EXERCISE DESCRIPTION: Hand back each line, unchanged, from the top down to the line where "amp_domains = [[-7.6, 329], [-28.6, 839], [-23.3, 869]]" sits.

- - - - -

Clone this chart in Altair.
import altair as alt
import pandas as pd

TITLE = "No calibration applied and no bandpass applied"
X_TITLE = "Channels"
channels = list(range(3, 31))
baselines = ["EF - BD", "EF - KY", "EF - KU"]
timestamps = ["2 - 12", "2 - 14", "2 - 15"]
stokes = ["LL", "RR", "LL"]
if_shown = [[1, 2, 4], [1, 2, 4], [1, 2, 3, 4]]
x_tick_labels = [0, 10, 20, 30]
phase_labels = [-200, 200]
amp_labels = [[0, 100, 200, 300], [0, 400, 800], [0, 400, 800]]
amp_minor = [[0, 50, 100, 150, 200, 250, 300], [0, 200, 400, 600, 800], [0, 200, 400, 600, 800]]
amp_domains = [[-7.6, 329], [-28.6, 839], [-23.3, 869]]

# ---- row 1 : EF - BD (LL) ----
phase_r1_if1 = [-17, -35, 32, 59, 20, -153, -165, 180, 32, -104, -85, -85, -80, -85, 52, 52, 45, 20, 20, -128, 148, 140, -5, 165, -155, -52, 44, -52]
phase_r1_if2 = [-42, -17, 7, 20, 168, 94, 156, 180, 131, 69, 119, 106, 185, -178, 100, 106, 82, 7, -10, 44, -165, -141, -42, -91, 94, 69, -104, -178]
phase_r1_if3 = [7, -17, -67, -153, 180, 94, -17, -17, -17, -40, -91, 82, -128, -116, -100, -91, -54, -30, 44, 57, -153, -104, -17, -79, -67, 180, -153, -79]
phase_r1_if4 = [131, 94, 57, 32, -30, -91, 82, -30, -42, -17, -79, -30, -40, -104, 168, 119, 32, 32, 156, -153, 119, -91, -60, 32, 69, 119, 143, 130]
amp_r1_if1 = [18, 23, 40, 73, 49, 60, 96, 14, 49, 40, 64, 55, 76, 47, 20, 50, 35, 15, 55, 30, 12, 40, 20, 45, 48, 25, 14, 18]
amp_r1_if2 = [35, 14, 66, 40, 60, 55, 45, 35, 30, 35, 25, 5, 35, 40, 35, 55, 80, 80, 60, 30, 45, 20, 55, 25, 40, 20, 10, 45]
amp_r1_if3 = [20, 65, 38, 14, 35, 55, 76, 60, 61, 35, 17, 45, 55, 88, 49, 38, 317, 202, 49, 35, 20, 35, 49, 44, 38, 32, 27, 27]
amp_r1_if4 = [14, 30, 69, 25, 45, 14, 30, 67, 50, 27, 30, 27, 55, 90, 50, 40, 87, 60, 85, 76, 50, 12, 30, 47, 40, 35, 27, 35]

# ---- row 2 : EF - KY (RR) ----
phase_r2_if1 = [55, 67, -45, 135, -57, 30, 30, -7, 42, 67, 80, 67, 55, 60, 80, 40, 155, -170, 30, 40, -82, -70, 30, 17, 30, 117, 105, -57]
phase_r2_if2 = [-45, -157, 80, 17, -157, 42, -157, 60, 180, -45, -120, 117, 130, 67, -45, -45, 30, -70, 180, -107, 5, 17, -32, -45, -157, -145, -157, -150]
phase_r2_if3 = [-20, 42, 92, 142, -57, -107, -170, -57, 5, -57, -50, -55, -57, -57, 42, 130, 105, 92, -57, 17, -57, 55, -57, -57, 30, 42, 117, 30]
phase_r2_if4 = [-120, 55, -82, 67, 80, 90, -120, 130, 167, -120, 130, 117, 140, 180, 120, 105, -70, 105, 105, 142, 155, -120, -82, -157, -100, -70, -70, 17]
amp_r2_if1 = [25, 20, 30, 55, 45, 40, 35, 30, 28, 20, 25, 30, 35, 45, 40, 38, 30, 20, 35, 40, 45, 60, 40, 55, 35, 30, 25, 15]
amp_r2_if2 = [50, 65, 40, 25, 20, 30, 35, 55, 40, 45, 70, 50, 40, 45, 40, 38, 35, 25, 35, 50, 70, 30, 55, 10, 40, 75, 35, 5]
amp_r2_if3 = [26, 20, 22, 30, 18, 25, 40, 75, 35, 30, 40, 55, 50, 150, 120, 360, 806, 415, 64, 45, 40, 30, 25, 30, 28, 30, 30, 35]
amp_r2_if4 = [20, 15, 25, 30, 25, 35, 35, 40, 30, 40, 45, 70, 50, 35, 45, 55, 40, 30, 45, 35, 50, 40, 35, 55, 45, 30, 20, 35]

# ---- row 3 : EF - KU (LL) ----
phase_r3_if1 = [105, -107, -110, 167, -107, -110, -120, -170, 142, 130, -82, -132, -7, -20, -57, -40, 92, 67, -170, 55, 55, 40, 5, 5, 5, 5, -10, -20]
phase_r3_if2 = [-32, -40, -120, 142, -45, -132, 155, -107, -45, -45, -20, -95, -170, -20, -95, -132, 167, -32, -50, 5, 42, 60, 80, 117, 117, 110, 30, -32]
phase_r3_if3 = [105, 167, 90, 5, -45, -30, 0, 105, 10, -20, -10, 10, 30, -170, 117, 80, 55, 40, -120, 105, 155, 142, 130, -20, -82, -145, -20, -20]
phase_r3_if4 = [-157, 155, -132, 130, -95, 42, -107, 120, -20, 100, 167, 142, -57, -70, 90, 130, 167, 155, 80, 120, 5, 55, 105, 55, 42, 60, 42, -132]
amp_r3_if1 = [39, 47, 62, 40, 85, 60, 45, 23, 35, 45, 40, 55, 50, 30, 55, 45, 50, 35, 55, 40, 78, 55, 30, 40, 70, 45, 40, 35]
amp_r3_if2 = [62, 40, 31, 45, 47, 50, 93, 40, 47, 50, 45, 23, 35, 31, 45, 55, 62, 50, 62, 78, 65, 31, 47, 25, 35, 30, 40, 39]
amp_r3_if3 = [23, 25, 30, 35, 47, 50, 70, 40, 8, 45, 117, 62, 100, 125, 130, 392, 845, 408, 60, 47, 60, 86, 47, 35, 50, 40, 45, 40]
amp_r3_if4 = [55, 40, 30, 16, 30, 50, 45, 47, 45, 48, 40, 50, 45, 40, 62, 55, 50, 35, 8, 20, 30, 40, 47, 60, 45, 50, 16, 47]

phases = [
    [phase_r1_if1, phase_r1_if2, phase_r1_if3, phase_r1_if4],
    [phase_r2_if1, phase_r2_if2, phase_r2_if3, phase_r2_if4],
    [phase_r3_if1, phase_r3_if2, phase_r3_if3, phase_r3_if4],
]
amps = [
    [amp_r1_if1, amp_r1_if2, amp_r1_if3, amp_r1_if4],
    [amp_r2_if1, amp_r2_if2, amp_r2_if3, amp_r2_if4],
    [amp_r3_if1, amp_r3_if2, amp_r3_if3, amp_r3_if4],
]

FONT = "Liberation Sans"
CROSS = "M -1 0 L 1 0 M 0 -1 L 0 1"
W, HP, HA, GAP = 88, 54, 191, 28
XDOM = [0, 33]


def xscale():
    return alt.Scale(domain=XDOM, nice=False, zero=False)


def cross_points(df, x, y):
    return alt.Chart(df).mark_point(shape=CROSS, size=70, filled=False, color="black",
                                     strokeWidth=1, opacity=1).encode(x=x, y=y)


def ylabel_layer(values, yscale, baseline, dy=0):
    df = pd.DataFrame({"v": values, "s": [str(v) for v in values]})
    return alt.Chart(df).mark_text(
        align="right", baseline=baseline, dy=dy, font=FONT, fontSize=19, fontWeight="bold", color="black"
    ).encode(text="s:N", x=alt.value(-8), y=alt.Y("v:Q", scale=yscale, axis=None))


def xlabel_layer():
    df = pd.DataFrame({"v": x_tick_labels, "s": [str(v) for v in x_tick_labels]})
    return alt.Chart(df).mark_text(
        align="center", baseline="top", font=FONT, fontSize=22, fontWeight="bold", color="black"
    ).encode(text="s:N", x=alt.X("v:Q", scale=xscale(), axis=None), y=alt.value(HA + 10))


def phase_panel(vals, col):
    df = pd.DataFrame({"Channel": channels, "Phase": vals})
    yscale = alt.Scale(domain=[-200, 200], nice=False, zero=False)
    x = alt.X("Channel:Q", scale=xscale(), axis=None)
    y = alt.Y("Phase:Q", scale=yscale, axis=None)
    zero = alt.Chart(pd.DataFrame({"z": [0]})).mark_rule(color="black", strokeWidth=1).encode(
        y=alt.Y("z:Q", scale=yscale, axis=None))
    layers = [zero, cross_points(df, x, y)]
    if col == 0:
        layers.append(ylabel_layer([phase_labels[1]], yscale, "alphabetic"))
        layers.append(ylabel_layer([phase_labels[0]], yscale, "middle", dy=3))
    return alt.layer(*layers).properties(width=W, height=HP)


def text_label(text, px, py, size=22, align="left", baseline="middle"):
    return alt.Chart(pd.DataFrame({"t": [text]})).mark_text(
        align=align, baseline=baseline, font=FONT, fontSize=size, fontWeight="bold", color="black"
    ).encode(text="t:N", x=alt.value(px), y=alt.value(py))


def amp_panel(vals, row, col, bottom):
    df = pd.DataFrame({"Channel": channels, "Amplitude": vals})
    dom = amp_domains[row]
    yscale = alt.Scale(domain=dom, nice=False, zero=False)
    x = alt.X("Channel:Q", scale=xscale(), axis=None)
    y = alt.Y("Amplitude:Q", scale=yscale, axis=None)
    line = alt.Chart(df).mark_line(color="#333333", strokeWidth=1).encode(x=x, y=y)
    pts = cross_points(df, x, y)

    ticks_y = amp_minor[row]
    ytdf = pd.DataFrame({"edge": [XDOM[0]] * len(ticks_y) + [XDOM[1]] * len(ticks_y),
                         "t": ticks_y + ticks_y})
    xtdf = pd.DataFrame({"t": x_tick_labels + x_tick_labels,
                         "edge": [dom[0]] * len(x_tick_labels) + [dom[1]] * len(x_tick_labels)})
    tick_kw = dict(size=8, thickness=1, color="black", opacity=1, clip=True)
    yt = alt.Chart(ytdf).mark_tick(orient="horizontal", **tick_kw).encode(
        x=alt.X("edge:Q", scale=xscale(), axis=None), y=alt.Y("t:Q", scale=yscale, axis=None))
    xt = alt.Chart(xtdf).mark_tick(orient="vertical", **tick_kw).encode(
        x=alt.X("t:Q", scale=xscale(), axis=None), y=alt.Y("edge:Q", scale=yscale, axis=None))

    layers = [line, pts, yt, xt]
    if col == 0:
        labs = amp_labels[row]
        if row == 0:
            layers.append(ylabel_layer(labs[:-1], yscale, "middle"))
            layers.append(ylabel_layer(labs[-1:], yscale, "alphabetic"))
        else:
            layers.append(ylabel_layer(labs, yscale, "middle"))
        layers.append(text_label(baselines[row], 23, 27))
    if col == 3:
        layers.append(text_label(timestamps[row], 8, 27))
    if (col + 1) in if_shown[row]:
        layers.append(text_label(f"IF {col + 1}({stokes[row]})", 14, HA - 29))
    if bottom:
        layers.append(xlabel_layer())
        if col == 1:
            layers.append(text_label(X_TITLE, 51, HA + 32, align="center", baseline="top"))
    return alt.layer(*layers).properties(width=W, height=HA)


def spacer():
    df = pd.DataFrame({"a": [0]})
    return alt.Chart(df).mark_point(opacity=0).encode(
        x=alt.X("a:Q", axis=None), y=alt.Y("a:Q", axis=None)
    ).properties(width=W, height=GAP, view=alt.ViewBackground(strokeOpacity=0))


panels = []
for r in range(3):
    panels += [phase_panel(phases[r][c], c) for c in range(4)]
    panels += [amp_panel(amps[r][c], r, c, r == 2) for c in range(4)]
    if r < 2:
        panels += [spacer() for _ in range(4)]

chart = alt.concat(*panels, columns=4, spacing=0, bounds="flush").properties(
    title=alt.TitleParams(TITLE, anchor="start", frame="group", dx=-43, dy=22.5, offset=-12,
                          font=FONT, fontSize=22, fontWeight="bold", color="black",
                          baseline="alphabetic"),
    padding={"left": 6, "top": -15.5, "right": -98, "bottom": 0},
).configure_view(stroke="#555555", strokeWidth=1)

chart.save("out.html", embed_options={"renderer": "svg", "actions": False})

- - - - -

EXERCISE RESPONSE:
Clone this chart in Altair.
import altair as alt
import pandas as pd

TITLE = "No calibration applied and no bandpass applied"
X_TITLE = "Channels"
channels = list(range(3, 31))
baselines = ["EF - BD", "EF - KY", "EF - KU"]
timestamps = ["2 - 12", "2 - 14", "2 - 15"]
stokes = ["LL", "RR", "LL"]
if_shown = [[1, 2, 4], [1, 2, 4], [1, 2, 3, 4]]
x_tick_labels = [0, 10, 20, 30]
phase_labels = [-200, 200]
amp_labels = [[0, 100, 200, 300], [0, 400, 800], [0, 400, 800]]
amp_minor = [[0, 50, 100, 150, 200, 250, 300], [0, 200, 400, 600, 800], [0, 200, 400, 600, 800]]
amp_domains = [[-7.6, 329], [-28.6, 839], [-23.3, 869]]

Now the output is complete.